A few taxis drive by. Some drive away as soon as I said “2antari” (my neighborhood), while others try to haggle me into paying a full fare. After a bit, a blue Mercedes (with red plates of course) pulls up. I wait for him to stop and peek in his empty car.
He says nothing but motions me in with a wave of his hand. I sit in front.
As we drive I looked out the window. I like talking to taxi drivers, but today has been a long day. My clothes are covered in sweat and I am just enjoying the simple pleasure of the summer breeze. After a minute, he asks me - “where are you from?”
He asked in English, which of course isn’t common.
I have multiple answers to this question. Sometimes Lebanese ask me because they want to know my religion, so they can either avoid saying the wrong thing or trash an entire group of worshippers. One time I was in a taxi and as we passed a Shia mosque, I asked the driver what was going on? “Their praying,” he seethed, teeth clenched. “One rocket,” he said. “That’s all that neighborhood needs.”
In this case, the fact that he used English is telling. The context goes beyond Beirut.
“Beirut but I grew up in the US,” I say.
He smirks. “I knew it.”
“Is it obvious?”
“No, but I have a sense about these things.”
I nod and look back out the window.
“You know, I used to live in Texas and Mexico.”
Most Lebanese come back because they are homesick. The weather is better in Lebanon. The food is better, the women or men are prettier, the Americans don’t know how to live - there are a million reasons why one always finds their own culture superior. But this guy says something I hadn’t heard yet.
“I hate it here,” he says. “Fuck this shit country.”

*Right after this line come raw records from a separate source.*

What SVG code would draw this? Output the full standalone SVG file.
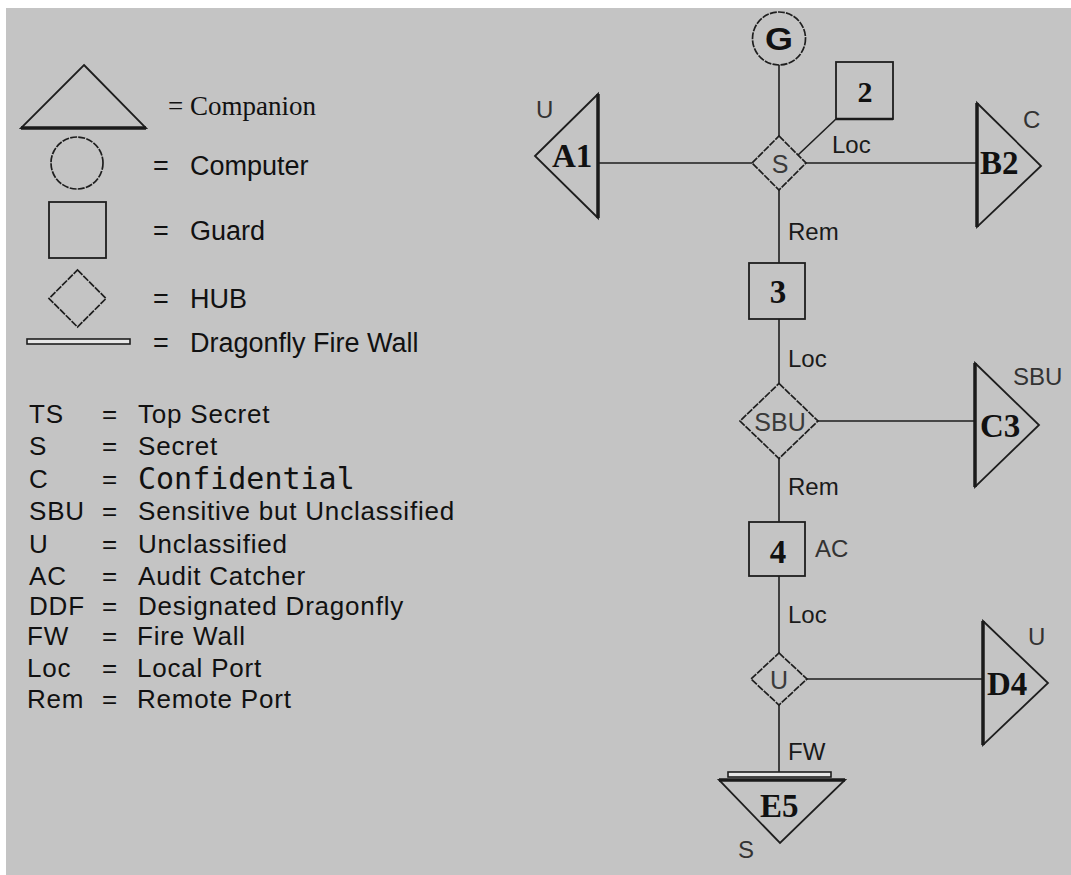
<svg xmlns="http://www.w3.org/2000/svg" width="1071" height="875" viewBox="0 0 1071 875">
<style>
.ln{stroke:#1e1e1e;stroke-width:1.6;fill:none}
.sh{stroke:#1e1e1e;stroke-width:1.8;fill:none}
.dot{stroke:#1e1e1e;stroke-width:1.7;fill:none;stroke-dasharray:7 1.2}
.thick{stroke:#1a1a1a;stroke-width:3.5;fill:none}
.fw{stroke:#1e1e1e;stroke-width:1.6;fill:#e6e6e6}
.leg{font-family:"Liberation Sans",Arial,sans-serif;font-size:27px;fill:#111}
.leg2{font-family:"Liberation Sans",Arial,sans-serif;font-size:26px;letter-spacing:0.8px;fill:#111}
.mono{font-family:"DejaVu Sans Mono","Liberation Mono",monospace;font-size:30px;fill:#111}
.serif{font-family:"Liberation Serif","Times New Roman",serif;font-size:27px;fill:#111}
.nl{font-family:"Liberation Serif","Times New Roman",serif;font-size:33px;font-weight:bold;fill:#111}
.gl{font-family:"Liberation Sans",Arial,sans-serif;font-size:31px;font-weight:bold;fill:#111}
.hub{font-family:"Liberation Sans",Arial,sans-serif;font-size:25px;fill:#3a3a3a;text-anchor:middle}
.lab{font-family:"Liberation Sans",Arial,sans-serif;font-size:24px;fill:#1a1a1a}
.cls{font-family:"Liberation Sans",Arial,sans-serif;font-size:24px;fill:#333}
</style>
<rect x="0" y="0" width="1071" height="875" fill="#ffffff"/>
<rect x="6" y="8" width="1065" height="867" fill="#c4c4c4"/>

<g id="legend">
  <polygon class="sh" points="84,65 146,128 21,128"/>
  <line class="thick" x1="21" y1="128" x2="146" y2="128"/>
  <text class="serif" x="168" y="115">= Companion</text>
  <circle class="dot" cx="77" cy="163" r="26"/>
  <text class="leg" x="153" y="175">=</text>
  <text class="leg" x="190" y="175">Computer</text>
  <rect class="sh" x="49" y="202" width="57" height="56"/>
  <text class="leg" x="153" y="240">=</text>
  <text class="leg" x="190" y="240">Guard</text>
  <polygon class="dot" points="77.5,270 106,298.5 77.5,327 49,298.5"/>
  <text class="leg" x="153" y="308">=</text>
  <text class="leg" x="190" y="308">HUB</text>
  <rect class="fw" x="27" y="339" width="103" height="5"/>
  <text class="leg" x="153" y="352">=</text>
  <text class="leg" x="190" y="352">Dragonfly Fire Wall</text>

  <text class="leg2" x="29" y="423">TS</text><text class="leg2" x="102" y="423">=</text><text class="leg2" x="138" y="423">Top Secret</text>
  <text class="leg2" x="29" y="455">S</text><text class="leg2" x="102" y="455">=</text><text class="leg2" x="138" y="455">Secret</text>
  <text class="leg2" x="29" y="488">C</text><text class="leg2" x="102" y="488">=</text><text class="mono" x="138" y="489">Confidential</text>
  <text class="leg2" x="29" y="520">SBU</text><text class="leg2" x="102" y="520">=</text><text class="leg2" x="138" y="520">Sensitive but Unclassified</text>
  <text class="leg2" x="29" y="553">U</text><text class="leg2" x="102" y="553">=</text><text class="leg2" x="138" y="553">Unclassified</text>
  <text class="leg2" x="29" y="585">AC</text><text class="leg2" x="102" y="585">=</text><text class="leg2" x="138" y="585">Audit Catcher</text>
  <text class="leg2" x="29" y="615">DDF</text><text class="leg2" x="102" y="615">=</text><text class="leg2" x="138" y="615">Designated Dragonfly</text>
  <text class="leg2" x="27" y="645">FW</text><text class="leg2" x="102" y="645">=</text><text class="leg2" x="137" y="645">Fire Wall</text>
  <text class="leg2" x="27" y="677">Loc</text><text class="leg2" x="102" y="677">=</text><text class="leg2" x="137" y="677">Local Port</text>
  <text class="leg2" x="27" y="708">Rem</text><text class="leg2" x="102" y="708">=</text><text class="leg2" x="137" y="708">Remote Port</text>
</g>

<g id="connectors">
  <line class="ln" x1="779" y1="65" x2="779" y2="136"/>
  <line class="ln" x1="598" y1="163" x2="752" y2="163"/>
  <line class="ln" x1="806" y1="163" x2="977" y2="163"/>
  <line class="ln" x1="798" y1="155" x2="836" y2="119"/>
  <line class="ln" x1="779" y1="190" x2="779" y2="263"/>
  <line class="ln" x1="779" y1="319" x2="779" y2="383.5"/>
  <line class="ln" x1="818" y1="421" x2="975" y2="421"/>
  <line class="ln" x1="779" y1="458.5" x2="779" y2="522"/>
  <line class="ln" x1="779" y1="576" x2="779" y2="653"/>
  <line class="ln" x1="807" y1="679" x2="983" y2="679"/>
  <line class="ln" x1="779" y1="705" x2="779" y2="772"/>
  <text class="lab" x="832" y="153">Loc</text>
  <text class="lab" x="788" y="240">Rem</text>
  <text class="lab" x="788" y="367">Loc</text>
  <text class="lab" x="788" y="495">Rem</text>
  <text class="lab" x="788" y="623">Loc</text>
  <text class="lab" x="788" y="760">FW</text>
</g>

<g id="node-G">
  <circle class="dot" cx="779" cy="38.5" r="26.5"/>
  <text class="gl" x="779" y="50" text-anchor="middle" textLength="28" lengthAdjust="spacingAndGlyphs">G</text>
</g>

<g id="node-hub-S">
  <polygon class="dot" points="779,136 806,163 779,190 752,163"/>
  <text class="hub" x="780" y="173">S</text>
</g>

<g id="node-2">
  <rect class="sh" x="836" y="62" width="57" height="57"/>
  <line class="thick" x1="836" y1="119" x2="893" y2="119" style="stroke-width:2.5"/>
  <text class="nl" x="865" y="102" text-anchor="middle" style="font-size:30px">2</text>
</g>

<g id="node-A1">
  <polygon class="sh" points="535,156 598,94 598,218"/>
  <line class="thick" x1="598" y1="94" x2="598" y2="218"/>
  <text class="nl" x="552" y="167">A1</text>
  <text class="cls" x="536" y="118">U</text>
</g>

<g id="node-B2">
  <polygon class="sh" points="977,103 1041,166 977,227"/>
  <line class="thick" x1="977" y1="103" x2="977" y2="227"/>
  <text class="nl" x="980" y="174">B2</text>
  <text class="cls" x="1023" y="128">C</text>
</g>

<g id="node-3">
  <rect class="sh" x="749" y="263" width="56" height="56"/>
  <text class="nl" x="778" y="303" text-anchor="middle">3</text>
</g>

<g id="node-hub-SBU">
  <polygon class="dot" points="779,383.5 818,421 779,458.5 740,421"/>
  <text class="hub" x="780" y="431">SBU</text>
</g>

<g id="node-C3">
  <polygon class="sh" points="975,363 1039,425 975,487"/>
  <line class="thick" x1="975" y1="363" x2="975" y2="487"/>
  <text class="nl" x="980" y="437">C3</text>
  <text class="cls" x="1013" y="385">SBU</text>
</g>

<g id="node-4">
  <rect class="sh" x="749" y="522" width="56" height="54"/>
  <text class="nl" x="778" y="563" text-anchor="middle">4</text>
  <text class="cls" x="815" y="557">AC</text>
</g>

<g id="node-hub-U">
  <polygon class="dot" points="779,653 807,679 779,705 751,679"/>
  <text class="hub" x="779" y="689">U</text>
</g>

<g id="node-D4">
  <polygon class="sh" points="983,621 1048,683 983,745"/>
  <line class="thick" x1="983" y1="621" x2="983" y2="745"/>
  <text class="nl" x="987" y="695">D4</text>
  <text class="cls" x="1028" y="645">U</text>
</g>

<g id="node-E5">
  <rect class="fw" x="728" y="772" width="103" height="5"/>
  <polygon class="sh" points="719,780 845,780 780,843"/>
  <line class="thick" x1="719" y1="780" x2="845" y2="780"/>
  <text class="nl" x="760" y="817">E5</text>
  <text class="cls" x="738" y="858">S</text>
</g>
</svg>
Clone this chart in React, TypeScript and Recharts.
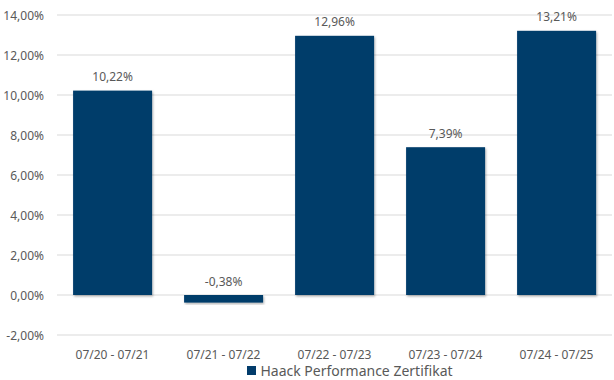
import React from 'react';
import { BarChart, Bar, XAxis, YAxis, CartesianGrid, Legend, LabelList } from 'recharts';

const categories = ['07/20 - 07/21', '07/21 - 07/22', '07/22 - 07/23', '07/23 - 07/24', '07/24 - 07/25'];
const performance = [10.22, -0.38, 12.96, 7.39, 13.21];
const yTicks = [-2, 0, 2, 4, 6, 8, 10, 12, 14];
const seriesName = 'Haack Performance Zertifikat';

const data = categories.map((c, i) => ({ period: c, value: performance[i] }));

const BAR = '#023c6b';
const TXT = '#595959';
const FONT = '"Noto Sans", sans-serif';

const fmt = (v: number) => v.toFixed(2).replace('.', ',') + '%';

const BarShape = (props: any) => {
  const { x, y, width, height } = props;
  const top = Math.min(y, y + height);
  const h = Math.abs(height);
  return <rect x={x} y={top} width={width} height={h} fill={BAR} filter="url(#barShadow)" />;
};

const TopLabel = (props: any) => {
  const { x, y, width, height, value } = props;
  const top = Math.min(y, y + height);
  return (
    <text x={x + width / 2} y={top - 9.5} textAnchor="middle" fill={TXT} fontSize={12} fontFamily={FONT}>
      {fmt(value)}
    </text>
  );
};

const XTick = (props: any) => {
  const { x, y, payload } = props;
  return (
    <text x={x} y={y + 16} textAnchor="middle" fill={TXT} fontSize={12} fontFamily={FONT}>
      {payload.value}
    </text>
  );
};

const YTick = (props: any) => {
  const { y, payload } = props;
  return (
    <text x={44} y={y + 4.5} textAnchor="end" fill={TXT} fontSize={12} fontFamily={FONT}>
      {fmt(payload.value)}
    </text>
  );
};

const LegendContent = () => (
  <div style={{ display: 'flex', justifyContent: 'center', alignItems: 'center', height: 15, lineHeight: '15px', fontFamily: FONT, fontSize: 14, color: TXT, paddingLeft: 88, marginTop: -2 }}>
    <span style={{ display: 'inline-block', width: 9, height: 9, background: BAR, marginRight: 4 }} />
    <span>{seriesName}</span>
  </div>
);

export default function App() {
  return (
    <div style={{ position: 'absolute', left: 0, top: 0, width: 614, height: 380, background: '#fff' }}>
      <BarChart width={614} height={380} data={data} margin={{ top: 15, right: 2, bottom: 0, left: 0 }} barCategoryGap="14.5%">
        <defs>
          <filter id="barShadow" x="-10%" y="-10%" width="130%" height="130%">
            <feDropShadow dx="1" dy="1.5" stdDeviation="1.2" floodColor="#000" floodOpacity="0.3" />
          </filter>
        </defs>
        <CartesianGrid vertical={false} stroke="#d9d9d9" strokeWidth={1} />
        <XAxis dataKey="period" axisLine={false} tickLine={false} height={30} tick={<XTick />} interval={0} />
        <YAxis width={57} domain={[-2, 14]} ticks={yTicks} axisLine={false} tickLine={false} tick={<YTick />} interval={0} />
        <Legend verticalAlign="bottom" height={15} content={<LegendContent />} />
        <Bar dataKey="value" name={seriesName} fill={BAR} isAnimationActive={false} shape={<BarShape />}>
          <LabelList dataKey="value" content={<TopLabel />} />
        </Bar>
      </BarChart>
    </div>
  );
}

I laugh out loud. I am so used to Lebanese supremacy spouted at every opportunity. Whereas many Lebanese in the diaspora see themselves as lucky to have escaped war, economic hardship, and eternal political deadlock, many in Lebanon paint the departees as unfortunate to have missed out on their privileged lives. This is new to me.
“Why did you leave then?”
He sighs deeply for dramatic affect. “I killed a man,” he says it with a steady rhythm. It has more weight than a normal utterance but not quite the power such a statement should. To be honest, it’s hard to take him completely seriously. But this is Beirut and I’m not sure if this is universal, but I don’t hold reality to the same standard.
“Oh yea?” I know I should be careful but I allow my inflection a bit of arrogance.
He shakes his head. “He was a police officer,” he says, almost sorrowfully.
“Did he deserve it?” I ask. By now, I’m thoroughly invested in the man’s story.
“He never liked me. He wanted to marry my wife. But I told him, we Arab men, we are crazy. Don’t FUCK with us!
One day, we had a party for my wife. He danced with her and then he tried to kiss her. So I go to him, I stick my hand in his chest, and I pull out HIS HEART!”
This is not an Indiana Jones movie. But I’m pretty sure that’s where he got this story from. After his story of murder by ancient appropriated ritual, I sit a bit quiet. He’s on a roll now though, speaking about his disdain for women, his lack of guilt over his crime, and, kind of off topic, how he likes to take care of his Mercedes’ interior.
I pay him the usual two thou fair and wave good bye. I’m relieved to be home, a befuddled by the story I’ve just heard, frustrated that the power is out on my street, and glad to still have my heart in my chest.
This is a story I’ll tell a few times over drinks. We all experience reality differently, but in Beirut I feel it is even more pronounced. The reaction to my recounting of the taxi driver’s story always reminds me of how fractured the layers of Beirut are.
My friends in the States think I’m lying. My friends who grew up outside Lebanon believe that a taxi driver told me this, but don’t believe he actually killed anyone. And my Lebanese friends don’t really see the point of the story.